Dalam unggahannya itu, Sarah menceritakan jika cerita tersebut merupakan kisah nyata yang dialaminya.
Sarah adalah seorang wanita yang sekarang tinggal di kota kecil Jawa Barat.
Ia harus pindah ke Kota Kembang itu untuk menuntut Ilmu di salah satu universitas ternama di sana.
Saat pindah ke Bandung, Sarah pergi bersama ayahnya.
Ayahnya mengantarkan Sarah ke rumah kontrakan yang akan dihuni Sarah selama menuntut ilmu.
Di kontrakan itu, Sarah juga akan tinggal bersama dua orang saudara sepupunya yang juga menuntut ilmu di tempat dan angkatan yang sama dengannya.
Saudara tertua bernama Jani dan saudara yang lebih tua dari Sarah bernama Ava.
Sarah merupakan yang paling kecil dari mereka bertiga, maklum baru lulus SMA tahun yang sama.
Selama dua setengah jam di perjalanan, akhirnya ia tiba di Kota Bandung.
Ini adalah pertama kali Sarah tinggal jauh dari orang tuanya. Perasaan campur aduk tentu dirasakan Sarah.
Setelah mobil terparkir, Sarah bergegas turun dan mengambil barang-barang bawaanya.
Sembari mengangkat bawaan, Sarah dan ayah langsung menyusuri sebuah gang kecil.
Berjalan sedikit jauh ke dalam dan sampailah mereka di depan kontrakan itu.
“Assalamu’alaikum!” Kami mengucap salam sembari memasuki rumah yang pintunya memang terbuka.
“Wa’alaikumsalam, Mang!” Sahut A Jani dan Teh Ava.
“Tos dugi gening. Sok atuh sakieu ayana, Sar (Udah sampai. Silahkan begini adanya, Sar),” Ucap Teh Ava kepadaku.
Saat itu Sarah tersenyum dan mengangguk dan melihat sekeliling.
Rumah tersebut adalah rumah tua dengan dua lantai dan sedikit tidak terawat.
Saat itu, Sarah memaklumi hal tersebut apalagi budget yang ia miliki untuk menyewa rumah kontrakan sangat terbatas.

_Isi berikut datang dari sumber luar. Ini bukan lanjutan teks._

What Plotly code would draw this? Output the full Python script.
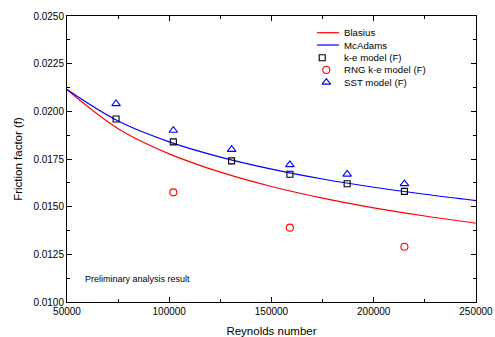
import plotly.graph_objects as go

# ---- data ----
re_curve = [50000, 75000, 100000, 125000, 150000, 175000, 200000, 225000, 250000]
f_blasius = [0.02113, 0.01909, 0.01777, 0.01681, 0.01606, 0.01545, 0.01494, 0.01451, 0.01413]
f_mcadams = [0.02114, 0.01949, 0.01840, 0.01760, 0.01697, 0.01645, 0.01602, 0.01565, 0.01532]

re_ke = [74000, 102000, 130500, 159000, 187000, 215000]
f_ke = [0.0196, 0.0184, 0.0174, 0.0167, 0.0162, 0.0158]

re_rng = [102000, 159000, 215000]
f_rng = [0.01575, 0.0139, 0.0129]

re_sst = [74000, 102000, 130500, 159000, 187000, 215000]
f_sst = [0.0204, 0.0190, 0.0180, 0.0172, 0.0167, 0.0162]

legend_names = ["Blasius", "McAdams", "k-e model (F)", "RNG k-e model (F)", "SST model (F)"]
x_ticks = [50000, 100000, 150000, 200000, 250000]
y_ticks = [0.0100, 0.0125, 0.0150, 0.0175, 0.0200, 0.0225, 0.0250]

FONT = "Liberation Sans, Arial, sans-serif"
RED = "#ff0000"
BLUE = "#0000ff"

fig = go.Figure()
fig.add_trace(go.Scatter(x=re_curve, y=f_blasius, mode="lines", line=dict(color=RED, width=1.2, shape="spline"),
                         name=legend_names[0], showlegend=False))
fig.add_trace(go.Scatter(x=re_curve, y=f_mcadams, mode="lines", line=dict(color=BLUE, width=1.2, shape="spline"),
                         name=legend_names[1], showlegend=False))
fig.add_trace(go.Scatter(x=re_ke, y=f_ke, mode="markers",
                         marker=dict(symbol="square-open", size=6, color="black", line=dict(width=1.1)),
                         name=legend_names[2], showlegend=False))
fig.add_trace(go.Scatter(x=re_rng, y=f_rng, mode="markers",
                         marker=dict(symbol="circle-open", size=7, color=RED, line=dict(width=1.1)),
                         name=legend_names[3], showlegend=False))
fig.add_trace(go.Scatter(x=re_sst, y=f_sst, mode="markers",
                         marker=dict(symbol="triangle-up-open", size=7.5, color=BLUE, line=dict(width=1.1)),
                         name=legend_names[4], showlegend=False))

# ---- custom legend (overlay axes 0..1) ----
leg_y = [0.9416, 0.8986, 0.8542, 0.8112, 0.7682]
lx0, lx1, tx = 0.6112, 0.665, 0.6724
fig.add_trace(go.Scatter(x=[lx0, lx1], y=[leg_y[0]] * 2, xaxis="x2", yaxis="y2", mode="lines",
                         line=dict(color=RED, width=1.2), showlegend=False, hoverinfo="skip"))
fig.add_trace(go.Scatter(x=[lx0, lx1], y=[leg_y[1]] * 2, xaxis="x2", yaxis="y2", mode="lines",
                         line=dict(color=BLUE, width=1.2), showlegend=False, hoverinfo="skip"))
fig.add_trace(go.Scatter(x=[0.624], y=[leg_y[2]], xaxis="x2", yaxis="y2", mode="markers",
                         marker=dict(symbol="square-open", size=6, color="black", line=dict(width=1.1)),
                         showlegend=False, hoverinfo="skip"))
fig.add_trace(go.Scatter(x=[0.634], y=[leg_y[3]], xaxis="x2", yaxis="y2", mode="markers",
                         marker=dict(symbol="circle-open", size=7, color=RED, line=dict(width=1.1)),
                         showlegend=False, hoverinfo="skip"))
fig.add_trace(go.Scatter(x=[0.634], y=[leg_y[4]], xaxis="x2", yaxis="y2", mode="markers",
                         marker=dict(symbol="triangle-up-open", size=7.5, color=BLUE, line=dict(width=1.1)),
                         showlegend=False, hoverinfo="skip"))

annotations = []
for name, yy in zip(legend_names, leg_y):
    annotations.append(dict(x=tx, y=yy, xref="paper", yref="paper", text=name, showarrow=False,
                            xanchor="left", yanchor="middle", font=dict(family=FONT, size=9.7, color="black")))
annotations.append(dict(x=0.039, y=0.080, xref="paper", yref="paper", text="Preliminary analysis result",
                        showarrow=False, xanchor="left", yanchor="middle",
                        font=dict(family=FONT, size=9, color="black")))

axis_common = dict(showline=True, linecolor="black", linewidth=1, mirror="ticks", ticks="inside",
                   ticklen=5, tickwidth=1, tickcolor="black", showgrid=False, zeroline=False,
                   automargin=False, tickfont=dict(family=FONT, size=10, color="black"))

fig.update_layout(
    width=495, height=337,
    margin=dict(l=67, r=19, t=16, b=35),
    paper_bgcolor="white", plot_bgcolor="white",
    showlegend=False,
    annotations=annotations,
    xaxis=dict(range=[50000, 250000], tickvals=x_ticks, ticktext=[str(v) for v in x_ticks],
               minor=dict(dtick=25000, tick0=50000, ticks="inside", ticklen=3, tickcolor="black"),
               title=dict(text="Reynolds number", font=dict(family=FONT, size=11.5, color="black"), standoff=15),
               **axis_common),
    yaxis=dict(range=[0.0100, 0.0250], tickvals=y_ticks, ticktext=[f"{v:.4f}" for v in y_ticks],
               minor=dict(dtick=0.00125, tick0=0.01, ticks="inside", ticklen=3, tickcolor="black"),
               title=dict(text="Friction factor (f)", font=dict(family=FONT, size=11.5, color="black"), standoff=8),
               **axis_common),
    xaxis2=dict(overlaying="x", range=[0, 1], visible=False, fixedrange=True),
    yaxis2=dict(overlaying="y", range=[0, 1], visible=False, fixedrange=True),
)

fig.write_html("out.html")
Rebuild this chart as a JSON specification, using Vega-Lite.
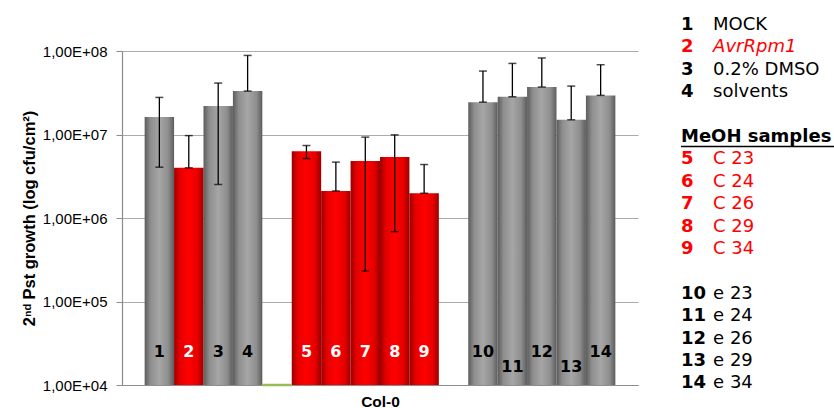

Tangga menuju lantai dua adalah tangga kayu dengan pegangan kayu. Terlihat asal-asalan dibuatnya.
Sarah mendekati tangga dan melihat keatas, diujung tangga tersebut adalah tembok, sebelah kiri ada pintu kecil menuju keluar ketempat jemuran dan talang air.
Dan disebelah kanan terdapat ruangan tanpa pintu yang hanya bisa dimasuki dengan cara sedikit membungkuk.
Ruangan tersebut tepat berada di atas kamar tidur Sarah yang terletak diantara tangga dan kamar Teh Ava.
Kamar Teh Ava adalah kamar yang paling dekat dengan pintu utama.
Jani lebih memilih kamar paling ujung di dalam, sekitar tiga langkah dari tangga tepat disebrang dapur yang merupakan akses menuju satu-satunya kamar mandi di rumah itu.
Terdapat ruangan kosong yang cukup lebar di depan kamar Sarah dan kamar Teh Ava dan ruangan ini nantinya akan jadikan tempat berkumpul dengan alas karpet lusuh.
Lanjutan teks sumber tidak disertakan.